River Forest father-daughter team takes boat race to Mackinac

Ian Fisher and his 14-year-old daughter Zoe, both of River Forest, took the sailboat Hiwassee on the annual race to Mackinac Island. | Seth Schwartz/For Sun-Times Media
Ian Fisher and his 14-year-old daughter Zoe, both of River Forest, took the sailboat Hiwassee on the annual race to Mackinac Island. | Seth Schwartz/For Sun-Times Media

Ian Fisher didn’t make it to the podium at Mackinac Island, but his 18th Mac Race might be his favorite.

The reason?

Among the crew of eight was his 14-year-old daughter Zoe.

Crossing the finish line at 11:17 a.m. Monday, Fisher’s Hiwassee placed 15th in the 20-boat section 04 of the Mackinac Cup Division with an elapsed time of 46:37:45 and corrected time of 45:55:47 in the 106th Race to Mackinac.

The world’s largest freshwater race began Saturday, July 19 at 12:30 p.m. in front of Navy Pier with 320 boats, over 3,000 sailors and 21 divisions.

Strategic decisions along the way impact where the boat places at the conclusion of the 333-mile course.

“Our biggest mistake was we went too far off shore Saturday overnight,” said Fisher, who finished third last year and third three other times. His group had 78 Mac races worth of experience between them. “We were to close to the rum line. The boats closer to shore were able to pick up better wind.”

Responsible for head sail, Zoe adroitly adjusted the spinnaker — a type of sail — with the ease of a veteran.

“Zoe was fantastic,” said Fisher, a River Forest resident. “I’m extremely proud of her. She did a great job when we flew the spinnaker in heavy air and took it down below the deck. Zoe wanted to sail The Mac for a while, but I told her she had to earn it. She did a couple of off-shore overnight races [last year] to get ready. She handled herself very well under pressure.”

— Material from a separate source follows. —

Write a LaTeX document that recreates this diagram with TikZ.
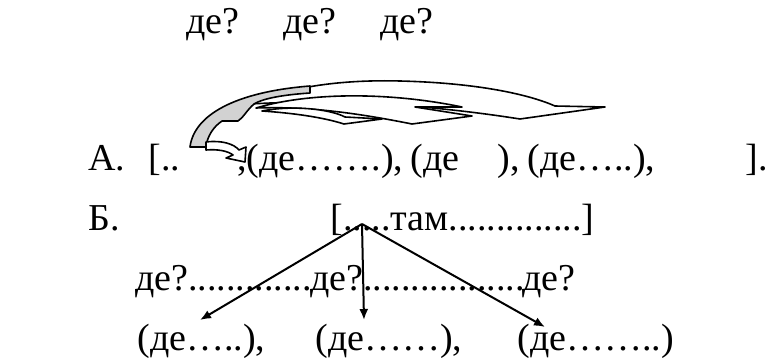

Steady southeastern wind at 10 to 12 knots Saturday afternoon put Hiwassee and the ship’s crew of eight beyond the Wisconsin line. Following light winds in the evening and early Sunday morning, they hoisted the spinnaker, taking advantage of increasing southerly air, reaching the Manitou Islands at sunset.

Heated discussions brewed amongst the crew regarding a course inside or around the Manitou Islands. A last-second jibe was the right call, as an 18 mph wind tunnel propelled them to Gray’s Reef Monday at 8:30 a.m.

Asleep below the deck, Zoe awoke as a series of gusts over 20 mph caught the crew as they entered the Straits of Mackinac.

“Just as I got on deck, we broached [the boat was 45 degrees from the water on its side],” she said. “They sent me back down to gather the code zero spinnaker [used for heavy winds]. Everyone did a good job of hanging on; the water spray was everywhere.”

Driving the rig at 8 knots, the Hiwassee went 21 miles in two-and-a-half hours to reach the finish line.

Last year they were first among the seven Farr 395 boats in their division; this year, they were sixth.

Operating on a few hours of sleep, an enthusiastic Zoe was taken by the journey.

“I had no idea what would happen, but the race exceeded my expectations,” she said. “I loved the competition and I learned a lot. I’m looking forward to next year.”